Character Analysis
Confess: did you secretly cheer when the curate gets eaten by the Martians? (Well, okay, we don't actually get confirmation that the Martians eat the curate, but we can assume they didn't invite him to tea. Although, this is England, so maybe.) The curate gets in some memorable lines while he's around, but he also annoys us.
In fact, no one likes the curate.
Some of Wells' contemporaries thought the curate was a cheap shot at religion and/or was a clichéd character. However, Wells kept the curate in the story, despite having made some larger edits in between the magazine serialization and the book printing of the novel. Why did Wells keep the curate in the story the way he is now? How does the (annoying but short-lived) curate affect your reading of this book?
On one level, like the artilleryman, the curate gives us one more point of view on the whole Martian business. Remember, when the artilleryman is confronted by the Martian menace, he comes up with a theory on how to survive, possibly based on his life as a soldier. (He imagines a society in which people obey his orders, which sounds like the army to us – or possibly like kindergarten.) How does the curate react?

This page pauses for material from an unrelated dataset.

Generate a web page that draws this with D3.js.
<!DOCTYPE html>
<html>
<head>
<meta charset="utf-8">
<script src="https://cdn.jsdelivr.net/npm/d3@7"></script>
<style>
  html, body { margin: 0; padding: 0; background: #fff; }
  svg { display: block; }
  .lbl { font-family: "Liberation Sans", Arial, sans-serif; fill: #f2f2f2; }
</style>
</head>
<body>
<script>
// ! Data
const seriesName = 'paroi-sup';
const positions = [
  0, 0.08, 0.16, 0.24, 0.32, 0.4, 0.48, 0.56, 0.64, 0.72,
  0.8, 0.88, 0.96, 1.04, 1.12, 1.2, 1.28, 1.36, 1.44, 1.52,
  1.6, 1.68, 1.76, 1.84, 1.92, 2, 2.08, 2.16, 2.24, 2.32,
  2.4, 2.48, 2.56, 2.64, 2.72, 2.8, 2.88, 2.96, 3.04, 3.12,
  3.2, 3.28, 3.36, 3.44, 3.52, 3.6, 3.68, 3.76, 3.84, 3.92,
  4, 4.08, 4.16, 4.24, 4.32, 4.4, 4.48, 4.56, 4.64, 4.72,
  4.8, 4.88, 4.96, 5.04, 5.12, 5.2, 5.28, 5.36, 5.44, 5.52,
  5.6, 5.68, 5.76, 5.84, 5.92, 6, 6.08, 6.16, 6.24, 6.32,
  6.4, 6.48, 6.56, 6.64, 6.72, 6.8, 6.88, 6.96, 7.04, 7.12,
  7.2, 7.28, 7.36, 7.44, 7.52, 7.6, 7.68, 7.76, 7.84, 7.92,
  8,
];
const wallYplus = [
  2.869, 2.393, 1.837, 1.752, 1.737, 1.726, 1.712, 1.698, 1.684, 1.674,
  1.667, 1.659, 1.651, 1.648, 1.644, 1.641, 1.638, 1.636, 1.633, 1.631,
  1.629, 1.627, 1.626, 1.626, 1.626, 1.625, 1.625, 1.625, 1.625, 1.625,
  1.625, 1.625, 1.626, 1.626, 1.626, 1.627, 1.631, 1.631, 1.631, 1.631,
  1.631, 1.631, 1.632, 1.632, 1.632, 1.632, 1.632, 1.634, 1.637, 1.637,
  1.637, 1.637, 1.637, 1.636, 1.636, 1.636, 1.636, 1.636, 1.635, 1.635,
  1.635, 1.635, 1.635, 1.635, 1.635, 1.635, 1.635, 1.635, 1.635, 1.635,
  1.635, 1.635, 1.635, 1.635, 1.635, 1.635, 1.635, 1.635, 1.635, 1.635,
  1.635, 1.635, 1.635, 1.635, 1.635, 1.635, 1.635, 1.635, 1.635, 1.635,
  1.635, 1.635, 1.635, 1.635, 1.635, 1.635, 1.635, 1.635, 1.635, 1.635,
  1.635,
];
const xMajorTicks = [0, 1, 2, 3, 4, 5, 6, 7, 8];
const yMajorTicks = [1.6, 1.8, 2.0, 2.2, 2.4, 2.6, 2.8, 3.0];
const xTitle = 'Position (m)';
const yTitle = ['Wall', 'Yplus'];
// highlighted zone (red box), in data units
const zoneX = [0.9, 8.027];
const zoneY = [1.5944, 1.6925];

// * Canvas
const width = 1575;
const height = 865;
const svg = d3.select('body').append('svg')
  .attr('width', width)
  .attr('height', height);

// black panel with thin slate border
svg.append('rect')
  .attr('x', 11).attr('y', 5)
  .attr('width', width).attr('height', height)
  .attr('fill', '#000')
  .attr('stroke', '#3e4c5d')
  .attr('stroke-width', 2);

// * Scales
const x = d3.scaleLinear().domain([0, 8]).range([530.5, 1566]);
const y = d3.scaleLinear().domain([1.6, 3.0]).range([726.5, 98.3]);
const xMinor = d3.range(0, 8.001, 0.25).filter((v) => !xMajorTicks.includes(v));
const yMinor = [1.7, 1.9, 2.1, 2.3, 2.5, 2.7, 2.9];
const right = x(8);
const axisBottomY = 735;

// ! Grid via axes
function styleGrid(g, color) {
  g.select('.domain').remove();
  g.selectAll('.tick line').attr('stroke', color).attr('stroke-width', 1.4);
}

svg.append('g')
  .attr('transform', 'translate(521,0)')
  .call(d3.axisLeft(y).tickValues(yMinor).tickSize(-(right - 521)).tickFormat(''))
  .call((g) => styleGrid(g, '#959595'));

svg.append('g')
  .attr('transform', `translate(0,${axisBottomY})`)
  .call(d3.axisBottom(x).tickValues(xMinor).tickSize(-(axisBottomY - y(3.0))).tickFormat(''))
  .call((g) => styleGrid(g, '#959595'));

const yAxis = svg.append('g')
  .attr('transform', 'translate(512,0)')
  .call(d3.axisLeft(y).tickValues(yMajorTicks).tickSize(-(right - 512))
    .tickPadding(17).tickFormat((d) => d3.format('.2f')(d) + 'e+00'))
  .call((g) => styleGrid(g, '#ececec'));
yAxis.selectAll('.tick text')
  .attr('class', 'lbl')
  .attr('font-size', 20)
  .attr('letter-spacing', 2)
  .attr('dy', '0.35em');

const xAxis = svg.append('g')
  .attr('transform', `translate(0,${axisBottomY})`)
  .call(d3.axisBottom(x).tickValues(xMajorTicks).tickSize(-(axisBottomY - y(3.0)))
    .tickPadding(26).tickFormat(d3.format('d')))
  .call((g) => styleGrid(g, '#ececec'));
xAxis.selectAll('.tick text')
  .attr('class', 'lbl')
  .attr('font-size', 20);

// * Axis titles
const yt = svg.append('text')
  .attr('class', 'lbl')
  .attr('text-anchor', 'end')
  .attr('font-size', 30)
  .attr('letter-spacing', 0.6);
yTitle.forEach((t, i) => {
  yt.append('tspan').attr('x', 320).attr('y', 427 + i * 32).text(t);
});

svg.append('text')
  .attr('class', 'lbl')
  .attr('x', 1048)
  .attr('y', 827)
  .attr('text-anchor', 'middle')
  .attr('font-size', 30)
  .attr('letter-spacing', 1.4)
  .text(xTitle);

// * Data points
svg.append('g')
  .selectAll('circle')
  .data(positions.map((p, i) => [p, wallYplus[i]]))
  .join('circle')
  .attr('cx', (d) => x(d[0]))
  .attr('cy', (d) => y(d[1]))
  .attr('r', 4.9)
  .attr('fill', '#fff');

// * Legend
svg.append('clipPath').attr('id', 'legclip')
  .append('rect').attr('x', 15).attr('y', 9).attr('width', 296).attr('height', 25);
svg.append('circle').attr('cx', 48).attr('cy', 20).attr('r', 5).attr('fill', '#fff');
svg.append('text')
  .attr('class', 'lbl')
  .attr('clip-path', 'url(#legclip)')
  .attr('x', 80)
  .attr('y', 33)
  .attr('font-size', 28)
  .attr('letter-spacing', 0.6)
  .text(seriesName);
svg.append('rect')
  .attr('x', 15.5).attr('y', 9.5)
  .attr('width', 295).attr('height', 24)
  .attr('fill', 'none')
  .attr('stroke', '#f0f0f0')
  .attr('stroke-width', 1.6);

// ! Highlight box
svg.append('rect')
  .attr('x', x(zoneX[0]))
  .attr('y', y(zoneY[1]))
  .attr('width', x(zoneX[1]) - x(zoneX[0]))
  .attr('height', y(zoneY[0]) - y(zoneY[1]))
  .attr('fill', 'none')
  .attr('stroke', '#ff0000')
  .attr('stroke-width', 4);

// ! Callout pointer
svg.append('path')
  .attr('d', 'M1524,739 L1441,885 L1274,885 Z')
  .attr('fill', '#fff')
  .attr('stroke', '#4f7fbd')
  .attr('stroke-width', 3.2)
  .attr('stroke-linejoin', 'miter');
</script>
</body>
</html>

Confronted with the Martian invasion, the curate turns to God as an explanation. In the curate's worldview, the Martians aren't just an enemy army (as the British army considers them), and they're not just an invasive, competing species (as the narrator seems to think). According to the curate, the Martians are "God's ministers" (1.13.42) and they have been sent to punish us for our sins:
"It is just, O God!" he would say, over and over again. "It is just. On me and mine be the punishment laid. We have sinned, we have fallen short. There was poverty, sorrow; the poor were trodden in the dust, and I held my peace. I preached acceptable folly – my God, what folly! – when I should have stood up, though I died for it, and called upon them to repent – repent! […] Oppressors of the poor and needy…! The wine press of God!" (2.4.6)
The curate thinks God is responsible for the Martian invasion, but he isn't convincing, at least not to our narrator. For one thing, the narrator offers some counter-arguments, like God "is not an insurance agent" (1.13.38), which seems theologically sound to us. For another thing, the curate comes off as hypocritical, as when he switches so quickly from a) criticizing himself for not helping those who didn't have enough to b) stuffing his face with all the food he can find (2.4.2).

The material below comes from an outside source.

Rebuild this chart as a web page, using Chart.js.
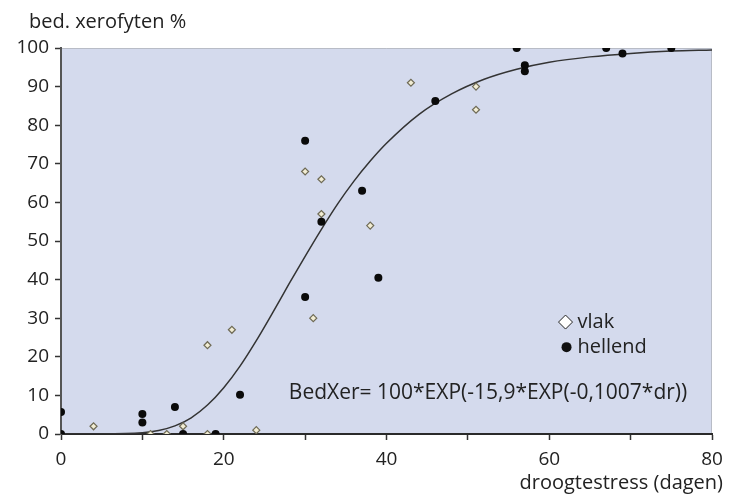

But there is another reason why the curate bothers us: he kind of looks like a Martian and occasionally acts like one too. Don't believe us? Check this out:
- The curate has a receding chin, while the Martians have no chins (1.13.13 and 2.4.16).
- Both the curate and the Martians have large eyes (1.4.15 and 1.13.13).
- The Martians don't sleep at all (2.2.17), while the curate doesn't sleep much (2.3.2).
We're not entirely sure what to make of this, but it does seem like the similarities could mean something. Is this a way of signaling to us that the curate isn't right, after all? Or are we just looking for excuses to ignore the curate so that we don't have to deal with this point of view?
Even if we don't like the curate, he very well could be right. He could be right either about the role of God, or he could be right about how people have failed to live up to their moral ideals. Consider the curate's comments about how people have ignored the poor and the needy. If we change some of the words around, isn't that close to what the narrator said at the beginning of the book? That we've ignored some people – like the Tasmanians – in order to get what we wanted? Maybe the curate, for all his weirdness, is actually saying something close to the narrator's own views. (And don't you just hate when annoying people agree with you?)
Lastly, there's one role that the curate has as a companion that the artilleryman does not: the curate is a replacement wife. Notice that the narrator thinks about his wife in Book 1, Chapter 13 and then the curate shows up shortly after. While the narrator is trying to find his wife, he instead gets stuck in a house with the curate. We're not sure we'd want to push this point too far, but this might be worth pondering.